Saturday, December 6, 2008

Musings on Clay Shirkys 'Here Comes Everybody'

riffing on p92

Fame is an imbalance of attention - previously it's been due to technology (you can shout at the TV all you want, they can't hear you), now it's because we've run up against the limits of possible human attention (if my blog is read by millions, I can't interact with all of them).
If attention is a currency, famous people are rich.

This imbalance necessitates grouping your 'friends' on social networks into subgroups, classes of relative intimacy, or perhaps just of relative attention.
Twitter should run up against this need soon, it's got lots of famous people on it (read: poor sods that can never read all the tweets that their audience^W legions of followers spam out).

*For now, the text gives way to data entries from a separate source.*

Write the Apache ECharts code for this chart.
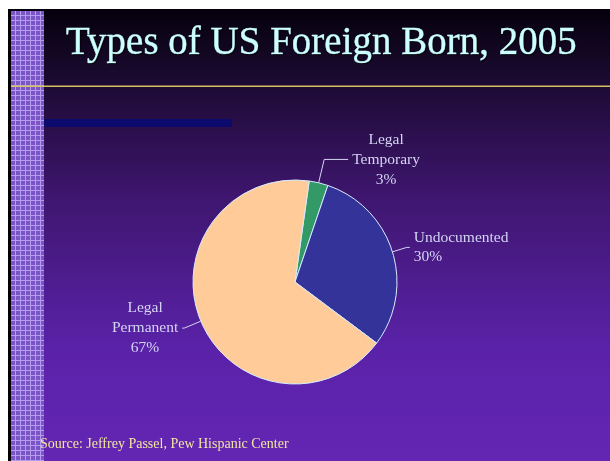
<!DOCTYPE html>
<html>
<head>
<meta charset="utf-8">
<script src="https://cdn.jsdelivr.net/npm/echarts@6/dist/echarts.min.js"></script>
<style>
  html, body { margin: 0; padding: 0; background: #fff; }
  #chart { width: 610px; height: 461px; }
</style>
</head>
<body>
<div id="chart"></div>
<script>
// 数据
const categories = ['Legal Temporary', 'Undocumented', 'Legal Permanent'];
const labelWords = [['Legal', 'Temporary'], ['Undocumented'], ['Legal', 'Permanent']];
const shares = [3, 30, 67];
const titleText = 'Types of US Foreign Born, 2005';
const sourceText = 'Source: Jeffrey Passel, Pew Hispanic Center';

// 引导线长度 [length, length2]，标签对齐
const leader = [[24, 24], [15, 3], [18, 2]];
const labelAlign = ['center', 'left', 'center'];

// 左侧网格条纹
const makeGrid = () => {
  const c = document.createElement('canvas');
  c.width = 5;
  c.height = 5;
  const ctx = c.getContext('2d');
  ctx.fillStyle = '#7b55c6';
  ctx.fillRect(0, 0, 5, 5);
  ctx.fillStyle = '#b49cee';
  ctx.fillRect(0, 0, 5, 1);
  ctx.fillRect(0, 0, 1, 5);
  return c;
};

const chart = echarts.init(document.getElementById('chart'));

const textColor = '#d4d4f4';
const serif = '"Liberation Serif", serif';

const option = {
  animation: false,
  color: ['#339966', '#333399', '#ffcc99'],
  graphic: [
    {
      type: 'rect', z: -10, silent: true,
      shape: { x: 8, y: 9, width: 602, height: 452 },
      style: {
        fill: new echarts.graphic.LinearGradient(0, 0, 0, 1, [
          { offset: 0, color: '#05000c' },
          { offset: 0.11, color: '#150826' },
          { offset: 0.42, color: '#3f1670' },
          { offset: 0.75, color: '#5a22a8' },
          { offset: 1, color: '#6426b4' }
        ])
      }
    },
    {
      type: 'rect', z: -9, silent: true,
      shape: { x: 8, y: 9, width: 3, height: 452 },
      style: { fill: '#000' }
    },
    {
      type: 'rect', z: -9, silent: true,
      shape: { x: 11, y: 11, width: 33, height: 450 },
      style: { fill: { image: makeGrid(), repeat: 'repeat' } }
    },
    {
      type: 'rect', z: -9, silent: true,
      shape: { x: 11, y: 85.5, width: 599, height: 1.5 },
      style: { fill: '#d6c25e' }
    },
    {
      type: 'rect', z: -9, silent: true,
      shape: { x: 44, y: 119, width: 188, height: 8 },
      style: { fill: '#0c0a6c' }
    },
    {
      type: 'text', left: 40, top: 437,
      style: {
        text: sourceText,
        fill: '#f0e6a0',
        font: '14px "Liberation Serif", serif'
      }
    }
  ],
  title: {
    text: titleText,
    left: 66,
    top: 24,
    padding: 0,
    textStyle: {
      fontFamily: serif,
      fontSize: 39,
      fontWeight: 'normal',
      color: '#ccffff',
      textBorderColor: '#ccffff',
      textBorderWidth: 0.5,
      textShadowColor: 'rgba(0,0,0,0.6)',
      textShadowOffsetX: 1,
      textShadowOffsetY: 1,
      textShadowBlur: 1
    }
  },
  series: [
    {
      type: 'pie',
      center: [295, 282],
      radius: 102,
      startAngle: 82,
      avoidLabelOverlap: false,
      itemStyle: { borderColor: '#d6ecff', borderWidth: 1 },
      label: {
        show: true,
        position: 'outside',
        distanceToLabelLine: 4,
        color: textColor,
        fontFamily: serif,
        fontSize: 15.5,
        lineHeight: 20,
        formatter: (p) =>
          labelWords[p.dataIndex].map((w) => '{c|' + w + '}').join('\n') +
          '\n{c|' + p.value + '%}'
      },
      labelLine: {
        show: true,
        lineStyle: { color: textColor, width: 1 }
      },
      emphasis: { disabled: true },
      data: categories.map((name, i) => ({
        name,
        value: shares[i],
        label: {
          rich: {
            c: {
              align: labelAlign[i],
              color: textColor,
              fontFamily: serif,
              fontSize: 15.5,
              lineHeight: i === 1 ? 19 : 20
            }
          }
        },
        labelLine: { length: leader[i][0], length2: leader[i][1] }
      }))
    }
  ]
};

chart.setOption(option);
</script>
</body>
</html>
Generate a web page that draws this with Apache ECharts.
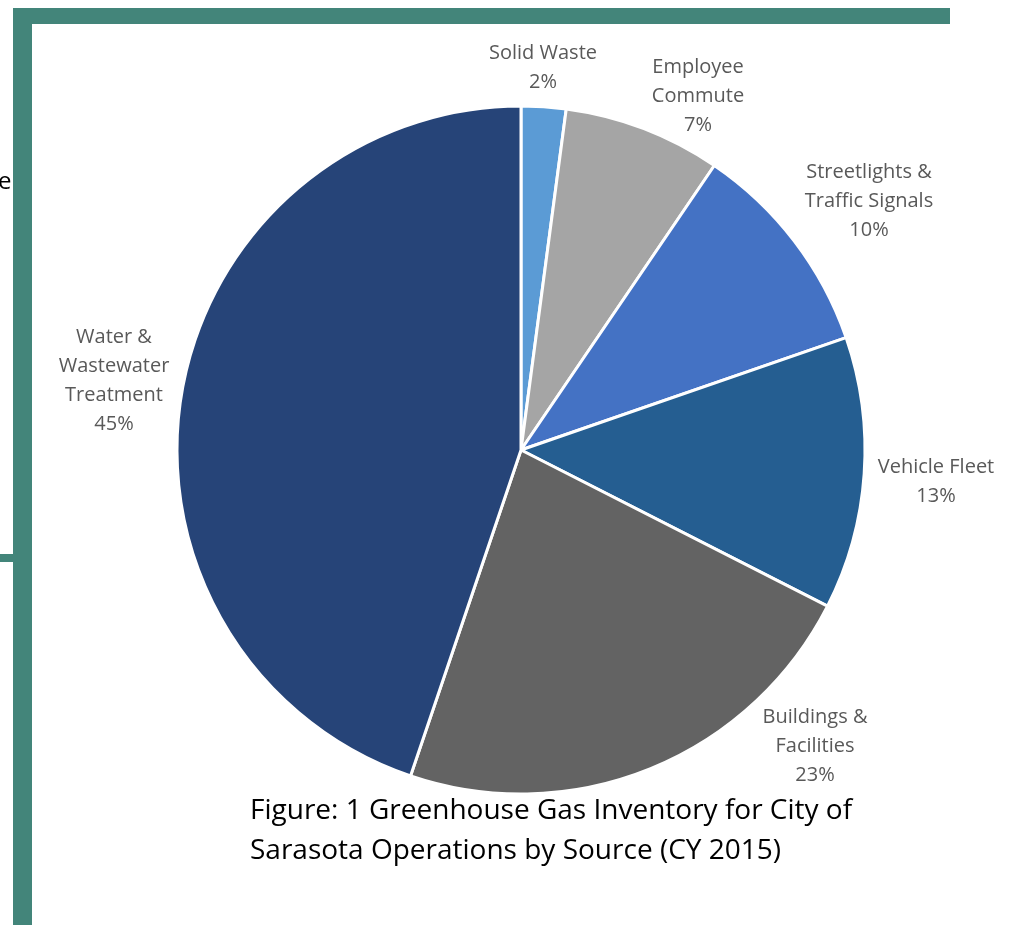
<!DOCTYPE html>
<html><head><meta charset="utf-8">
<script src="https://cdn.jsdelivr.net/npm/echarts@6/dist/echarts.min.js"></script>
<style>html,body{margin:0;padding:0;background:#fff}#c{width:1019px;height:925px}</style>
</head><body><div id="c"></div>
<script>
const categories = ["Solid Waste", "Employee\nCommute", "Streetlights &\nTraffic Signals", "Vehicle Fleet", "Buildings &\nFacilities", "Water &\nWastewater\nTreatment"];
const values = [2.1, 7.4, 10.2, 12.8, 22.7, 44.8];
const colors = ["#5B9BD5", "#A5A5A5", "#4472C4", "#255E91", "#636363", "#264478"];
const titleLines = ["Figure: 1 Greenhouse Gas Inventory for City of", "Sarasota Operations by Source (CY 2015)"];

// label centre positions (layout only)
const labelPos = [[543, 68], [698, 96], [869, 201], [936, 482], [815, 746], [114, 381]];

const chart = echarts.init(document.getElementById('c'));
const green = '#43857A';
const font = 'Open Sans';
chart.setOption({
  animation: false,
  backgroundColor: '#fff',
  graphic: [
    {type:'rect', shape:{x:13,y:8,width:937,height:16}, style:{fill:green}},
    {type:'rect', shape:{x:13,y:8,width:19,height:917}, style:{fill:green}},
    {type:'rect', shape:{x:0,y:554,width:13,height:8}, style:{fill:green}},
    {type:'text', left:-2, top:170, style:{text:'e', font:'24px "Open Sans"', fill:'#000'}}
  ],
  title: {
    text: titleLines.join('\n'),
    left: 245, top: 786,
    textStyle: {fontFamily:font, fontSize:28, fontWeight:'normal', color:'#000', lineHeight:40}
  },
  series: [{
    type: 'pie',
    center: [521, 450],
    radius: 344,
    startAngle: 90,
    clockwise: true,
    data: categories.map((c,i)=>({name:c, value:values[i], itemStyle:{color:colors[i]}})),
    itemStyle: {borderColor:'#fff', borderWidth:3},
    label: {
      position: 'outside',
      formatter: p => p.name + '\n' + Math.round(p.value) + '%',
      fontFamily: font, fontSize: 20, color: '#595959', lineHeight: 29, align: 'center',
      overflow: 'none'
    },
    labelLine: {show:false},
    labelLayout: p => ({x: labelPos[p.dataIndex][0], y: labelPos[p.dataIndex][1], align:'center', verticalAlign:'middle'})
  }]
});
</script></body></html>
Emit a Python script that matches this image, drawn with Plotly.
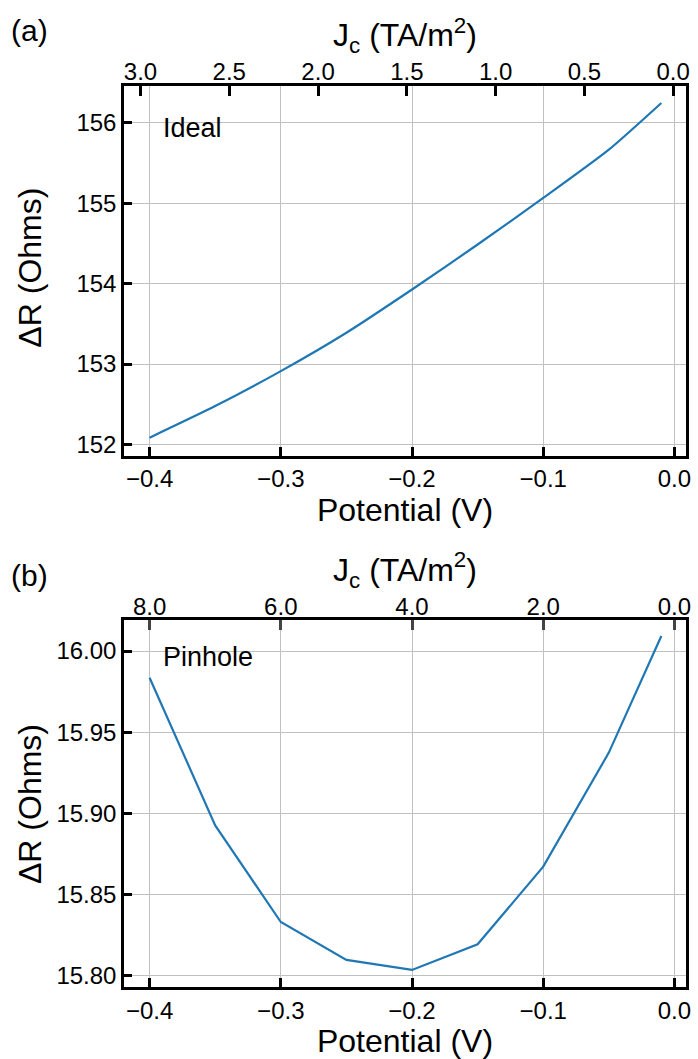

They should really add that functionality sometime soon, or the writers of Twitter clients will do it for them - and then we'd all be stuck with either the-one-client-to-rule-them-all, or a mess of competing grouping systems, and no way (until someone hacks up a web api anyway) to migrate cleanly between clients.

Grouping api:
For famous people with a need for the power that a large audience of followers brings and the desire for a Twitter client that doesn't accidentally hide your best friends coffee invitation among '@brownbanana, you were SO shitfaced last night!'

Right now, either the famous don't friend you and the relationship stays one-sided (which would be running at odds with the great wish for the democratising power of the internet, and is not what I'm seeing), or they friend and get swamped. That must be interesting - post a comment and then skim through a bunch of replies.
Either way, they must be relying on the @reply, or the more intimate DM. Perhaps they reserve the DM for bestest friends..hm
The use of @replies may be self, or rather socially limiting - the need to conciously address a message to a famous person is somewhat stressful for most people (unless they're terminally friendly) and may be limiting the frequency of communication. We attribute greater social standing to the famous, and that means we value their opinion more than any random fool - perhaps because we talk to them so little (i.e. have so little of their attention) that we are aware they may gain a negative impression of us if we mess it up.